At the behest of our Steering Committee, I hired Michael Hammer, the
international best-selling author of Reengineering the Corporation, to
come and speak to our people. We negotiated him to 50% of his regular
daily fee, which was still almost 10% of my total budget. I was not
happy about that.

I programmed Hammer’s time at the WBank heavily. Over the course of the
day we had 6 meetings including two in standing-room-only auditoriums,
one with the Vice Presidents, and one with our 200-person development
team. The only place I let him go unescorted was the bathroom.

As it turned out, that chunk of change gave me more bang for the buck
than any other single activity I supervised. Michael was the kind of
speaker who got better as the day grew longer. Over and over again he
repeated his mantras. One was, The
soft stuff is the hard stuff
. What he meant was that the
technology will work, but the people might not.

It is the people-side of the change equation that is difficult to get
right. It requires an investment in communications, training, and
support, usually 1-3% of the total project. That is a relatively small
but exceedingly important portion.

Participation – Engagement – Buy-in – This is the stuff of successful
change.And it’s not something that can be gained through a transaction.
Rather, it requires generative dialogue. It is, in fact, voluntary
evolution.

Since that time I have dedicated much to understanding how people
change themselves and their business processes. Rather than top-down,
this approach is inside-out.
As people generate new insights and understanding, their behavior
changes.

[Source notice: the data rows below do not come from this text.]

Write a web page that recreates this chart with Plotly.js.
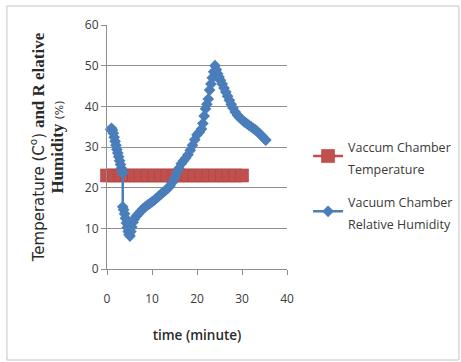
<!DOCTYPE html>
<html>
<head>
<meta charset="utf-8">
<script src="https://cdn.plot.ly/plotly-3.0.1.min.js"></script>
<style>
  html, body { margin: 0; padding: 0; background: #fff; }
  #chart { width: 461px; height: 362px; }
</style>
</head>
<body>
<div id="chart"></div>
<script>
// Vacuum chamber temperature (°C) over time (minutes)
const tempTime = [0, 1.5, 3, 4.5, 6, 7.5, 9, 10.5, 12, 13.5, 15, 16.5, 18, 19.5, 21, 22.5, 24, 25.5, 27, 28.5, 30];
const tempValue = [23, 23, 23, 23, 23, 23, 23, 23, 23, 23, 23, 23, 23, 23, 23, 23, 23, 23, 23, 23, 23];

// Vacuum chamber relative humidity (%) over time (minutes)
const rhTime = [
  0.8, 1.0, 1.2, 1.4, 1.6, 1.8, 2.0, 2.2, 2.4, 2.6, 2.8, 3.0, 3.2, 3.4, 3.5,
  3.5, 3.7, 3.9, 4.1, 4.3, 4.5, 4.7, 4.9, 5.1,
  5.3, 5.5, 5.8, 6.1, 6.5, 7.0, 7.5, 8.0, 8.5, 9.0, 9.5, 10.0, 10.5, 11.0, 11.5,
  12.0, 12.5, 13.0, 13.5, 14.0, 14.5, 15.0, 15.5, 16.0, 16.5, 17.0, 17.5, 18.0,
  18.5, 19.0, 19.5, 20.0, 20.5, 21.0, 21.3, 21.6, 21.9, 22.2, 22.5, 22.8, 23.1,
  23.4, 23.7, 24.0, 24.3, 24.6, 24.9, 25.2, 25.6, 26.0, 26.4, 26.8, 27.2, 27.6,
  28.0, 28.5, 29.0, 29.5, 30.0, 30.5, 31.0, 31.5, 32.0, 32.5, 33.0, 33.5, 34.0,
  34.5, 35.0, 35.3
];
const rhValue = [
  34.3, 34.6, 34.2, 33.4, 32.4, 31.4, 30.4, 29.4, 28.5, 27.6, 26.6, 25.7, 24.8, 24.0, 23.6,
  15.3, 14.6, 13.6, 12.5, 11.3, 10.2, 9.2, 8.5, 8.1,
  9.2, 10.3, 11.5, 12.3, 13.0, 13.6, 14.2, 14.8, 15.3, 15.7, 16.1, 16.5, 16.9, 17.4, 17.9,
  18.4, 18.9, 19.3, 19.8, 20.5, 21.3, 22.3, 23.6, 24.8, 25.9, 26.6, 27.3, 28.1,
  29.2, 30.4, 31.8, 33.0, 33.6, 34.4, 35.8, 37.6, 39.4, 40.5, 41.8, 44.0, 45.5,
  47.0, 48.5, 50.0, 49.0, 48.0, 47.2, 46.4, 45.5, 44.5, 43.5, 42.5, 41.5, 40.5,
  39.6, 38.6, 37.8, 37.2, 36.7, 36.2, 35.8, 35.4, 35.0, 34.6, 34.2, 33.7, 33.2,
  32.6, 32.0, 31.7
];

const tickFont = { family: 'Open Sans, Liberation Sans, sans-serif', size: 12, color: '#3a3a3a' };
const gridColor = '#8e8e8e';

// Legend labels: the outer legend font sets the line spacing, the span sets the glyph size
const legendSpan = (txt) => `<span style="font-size:12.5px">${txt}</span>`;

const traces = [
  {
    x: tempTime, y: tempValue,
    name: legendSpan('Vaccum Chamber') + '<br>' + legendSpan('Temperature'),
    legendgroup: 'temp',
    type: 'scatter', mode: 'lines+markers',
    cliponaxis: false,
    line: { color: '#C0504D', width: 2.5 },
    marker: { symbol: 'square', size: 13, color: '#C0504D', line: { color: '#A9413E', width: 0.6 } }
  },
  {
    x: rhTime, y: rhValue,
    name: legendSpan('Vacuum Chamber') + '<br>' + legendSpan('Relative Humidity'),
    legendgroup: 'rh',
    type: 'scatter', mode: 'lines+markers',
    cliponaxis: false,
    line: { color: '#4A7EBB', width: 2.5 },
    marker: { symbol: 'diamond', size: 9, color: '#4A7EBB', line: { width: 0 } }
  }
];

const serifBold = "font-family:'Liberation Serif','DejaVu Serif',serif;font-weight:bold;font-size:17px";
const sansPart = "font-family:'DejaVu Sans',sans-serif;font-size:15px;font-weight:normal";

const layout = {
  width: 461, height: 362,
  margin: { l: 107, r: 174, t: 25, b: 93, autoexpand: false },
  paper_bgcolor: '#ffffff', plot_bgcolor: '#ffffff',
  showlegend: true,
  legend: {
    x: 1.117, xanchor: 'left', y: 0.58, yanchor: 'top',
    font: { family: 'Open Sans, Liberation Sans, sans-serif', size: 17, color: '#3a3a3a' },
    tracegroupgap: 8, itemsizing: 'trace', bgcolor: 'rgba(0,0,0,0)'
  },
  xaxis: {
    range: [0, 40], dtick: 10, tick0: 0,
    showgrid: false, zeroline: false,
    showline: true, linecolor: gridColor, linewidth: 1,
    ticks: 'outside', ticklen: 5, tickcolor: gridColor,
    ticklabelstandoff: 14,
    tickfont: tickFont,
    title: {
      text: 'time (minute)',
      font: { family: 'Open Sans, Liberation Sans, sans-serif', size: 13.5, color: '#2a2a2a', weight: 600 },
      standoff: 24
    }
  },
  yaxis: {
    range: [0, 60], dtick: 10, tick0: 0,
    showgrid: true, gridcolor: gridColor, gridwidth: 1,
    zeroline: false,
    showline: true, linecolor: gridColor, linewidth: 1,
    ticks: 'outside', ticklen: 5, tickcolor: gridColor,
    tickfont: tickFont,
    title: {
      text: `<span style="${sansPart}">Temperature (C<sup>o</sup>) </span><span style="${serifBold}">and R elative</span><br><span style="${serifBold}">Humidity </span><span style="${sansPart};font-size:11px">(%)</span>`,
      font: { family: 'DejaVu Sans, sans-serif', size: 15, color: '#2a2a2a' },
      standoff: 17
    }
  },
  shapes: [
    {
      type: 'rect', xref: 'paper', yref: 'paper',
      x0: -0.556, x1: 1.955, y0: -0.373, y1: 1.078,
      line: { color: '#c4c4c4', width: 1 }, fillcolor: 'rgba(0,0,0,0)', layer: 'below'
    }
  ]
};

Plotly.newPlot('chart', traces, layout, { displayModeBar: false, staticPlot: true });
</script>
</body>
</html>
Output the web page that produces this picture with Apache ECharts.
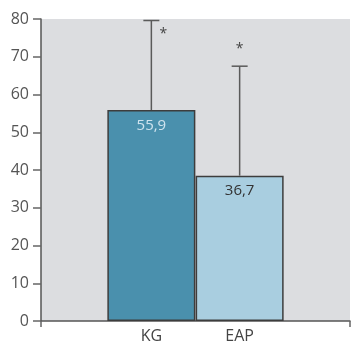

I would say the real territory of change is inner space.

People construct their shared view of the world socially, through
interaction. If you want people to operate synergistically from a
shared vision, you must give them the opportunity to think and talk
about it together. You must go beyond sending emails, constructing
power-points, and otherwise delivering messages to them. Instead you
must convene them. The higher the risk opportunity, the better
face-to-face is for getting the job done.

Every major stakeholder must become a player, with skin in the game and
the chance to craft their destiny. The change leader’s job is not so
much to set the vision and inform everyone else. Rather it is to
convene the players in the right context and allow them to generate the
future they will to strive to achieve. That’s hard… and it all
depends on the soft stuff: creating quality human interaction.